(begin)

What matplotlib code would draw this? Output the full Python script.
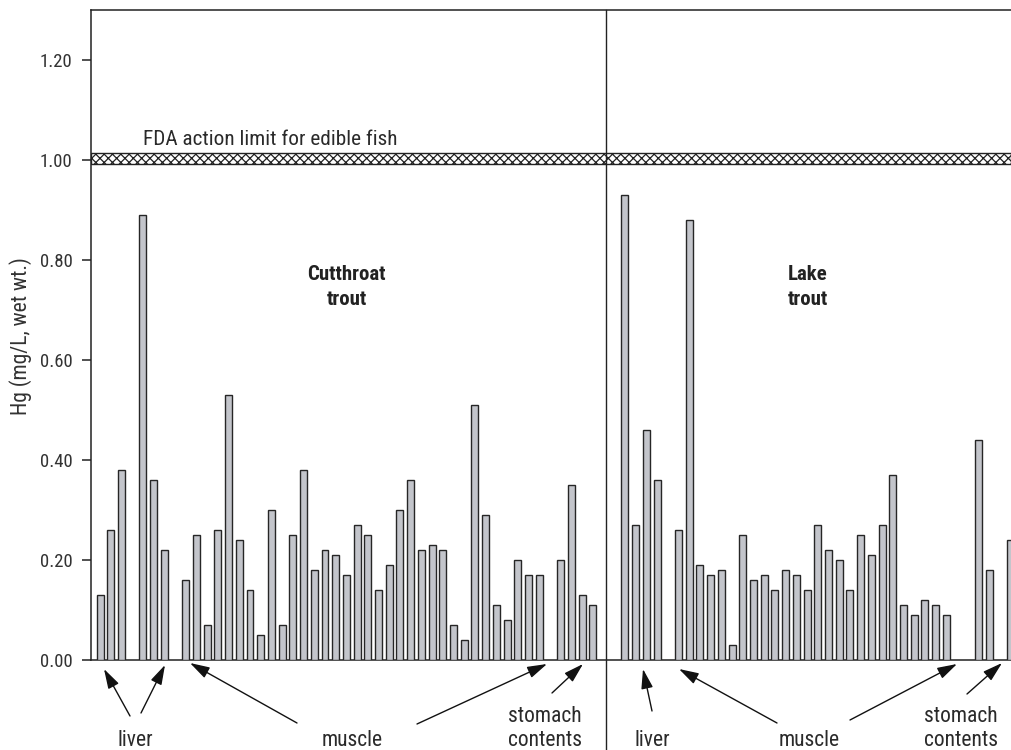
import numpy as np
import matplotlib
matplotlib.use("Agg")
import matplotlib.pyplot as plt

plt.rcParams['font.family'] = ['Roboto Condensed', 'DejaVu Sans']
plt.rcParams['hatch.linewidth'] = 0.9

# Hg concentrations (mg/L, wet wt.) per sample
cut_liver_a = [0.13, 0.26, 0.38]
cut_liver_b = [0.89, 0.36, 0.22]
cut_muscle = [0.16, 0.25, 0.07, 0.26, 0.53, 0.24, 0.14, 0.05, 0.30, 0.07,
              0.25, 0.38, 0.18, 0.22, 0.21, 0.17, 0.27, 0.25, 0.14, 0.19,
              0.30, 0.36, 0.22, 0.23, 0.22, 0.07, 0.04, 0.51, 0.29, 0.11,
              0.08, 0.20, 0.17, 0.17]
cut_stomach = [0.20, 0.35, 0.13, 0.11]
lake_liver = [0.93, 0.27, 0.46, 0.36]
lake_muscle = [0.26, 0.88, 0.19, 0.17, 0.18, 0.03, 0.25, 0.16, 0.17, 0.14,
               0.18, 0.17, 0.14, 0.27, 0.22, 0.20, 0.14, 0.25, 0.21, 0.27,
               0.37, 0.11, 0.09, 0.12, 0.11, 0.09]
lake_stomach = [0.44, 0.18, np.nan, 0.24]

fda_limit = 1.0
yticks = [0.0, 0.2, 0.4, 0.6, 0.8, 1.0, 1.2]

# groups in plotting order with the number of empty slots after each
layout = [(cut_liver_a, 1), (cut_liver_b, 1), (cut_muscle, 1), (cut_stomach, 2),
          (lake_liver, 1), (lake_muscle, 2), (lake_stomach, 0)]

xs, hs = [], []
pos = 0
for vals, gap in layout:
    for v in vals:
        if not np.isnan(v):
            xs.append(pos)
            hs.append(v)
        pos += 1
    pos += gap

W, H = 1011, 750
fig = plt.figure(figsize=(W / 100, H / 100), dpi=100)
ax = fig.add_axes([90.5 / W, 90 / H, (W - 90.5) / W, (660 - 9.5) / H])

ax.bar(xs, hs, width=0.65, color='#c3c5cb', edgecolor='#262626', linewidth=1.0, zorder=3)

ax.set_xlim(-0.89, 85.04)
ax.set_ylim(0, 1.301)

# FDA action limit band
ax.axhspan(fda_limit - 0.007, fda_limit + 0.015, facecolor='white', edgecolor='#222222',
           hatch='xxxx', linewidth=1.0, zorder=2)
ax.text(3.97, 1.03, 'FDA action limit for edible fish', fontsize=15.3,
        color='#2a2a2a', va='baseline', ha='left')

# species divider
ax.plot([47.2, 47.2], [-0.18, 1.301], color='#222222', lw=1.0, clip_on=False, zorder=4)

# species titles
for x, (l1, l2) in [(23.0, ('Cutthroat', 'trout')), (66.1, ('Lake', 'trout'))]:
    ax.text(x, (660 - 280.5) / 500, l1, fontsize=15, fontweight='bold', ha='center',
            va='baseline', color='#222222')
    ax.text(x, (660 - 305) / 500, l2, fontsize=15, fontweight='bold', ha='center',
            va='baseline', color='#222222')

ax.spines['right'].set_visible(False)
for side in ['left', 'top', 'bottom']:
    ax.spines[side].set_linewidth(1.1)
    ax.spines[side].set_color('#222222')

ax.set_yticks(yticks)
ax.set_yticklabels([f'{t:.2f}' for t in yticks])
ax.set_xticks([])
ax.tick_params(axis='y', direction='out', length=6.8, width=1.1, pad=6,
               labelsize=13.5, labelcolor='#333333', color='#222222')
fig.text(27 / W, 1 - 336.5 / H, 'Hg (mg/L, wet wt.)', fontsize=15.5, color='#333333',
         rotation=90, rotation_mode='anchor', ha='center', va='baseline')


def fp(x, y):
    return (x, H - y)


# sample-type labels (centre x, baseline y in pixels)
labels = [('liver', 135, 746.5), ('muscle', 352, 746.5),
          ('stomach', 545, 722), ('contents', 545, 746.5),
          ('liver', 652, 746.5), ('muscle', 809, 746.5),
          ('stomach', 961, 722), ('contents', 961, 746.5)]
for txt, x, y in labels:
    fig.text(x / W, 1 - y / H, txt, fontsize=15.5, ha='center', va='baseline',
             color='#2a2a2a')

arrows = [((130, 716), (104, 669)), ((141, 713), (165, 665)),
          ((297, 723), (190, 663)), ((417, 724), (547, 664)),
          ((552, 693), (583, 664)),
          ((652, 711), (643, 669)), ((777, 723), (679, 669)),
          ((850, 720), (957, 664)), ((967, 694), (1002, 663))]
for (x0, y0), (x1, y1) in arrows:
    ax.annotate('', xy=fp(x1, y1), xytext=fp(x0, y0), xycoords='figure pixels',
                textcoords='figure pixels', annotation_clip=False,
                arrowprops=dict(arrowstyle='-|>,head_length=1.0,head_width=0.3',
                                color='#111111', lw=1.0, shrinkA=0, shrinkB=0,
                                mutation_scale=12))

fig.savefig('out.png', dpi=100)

(end)

Within the listing above, find every line containing the string "matplotlib" and return it.

What matplotlib code would draw this? Output the full Python script.
import matplotlib
matplotlib.use("Agg")
import matplotlib.pyplot as plt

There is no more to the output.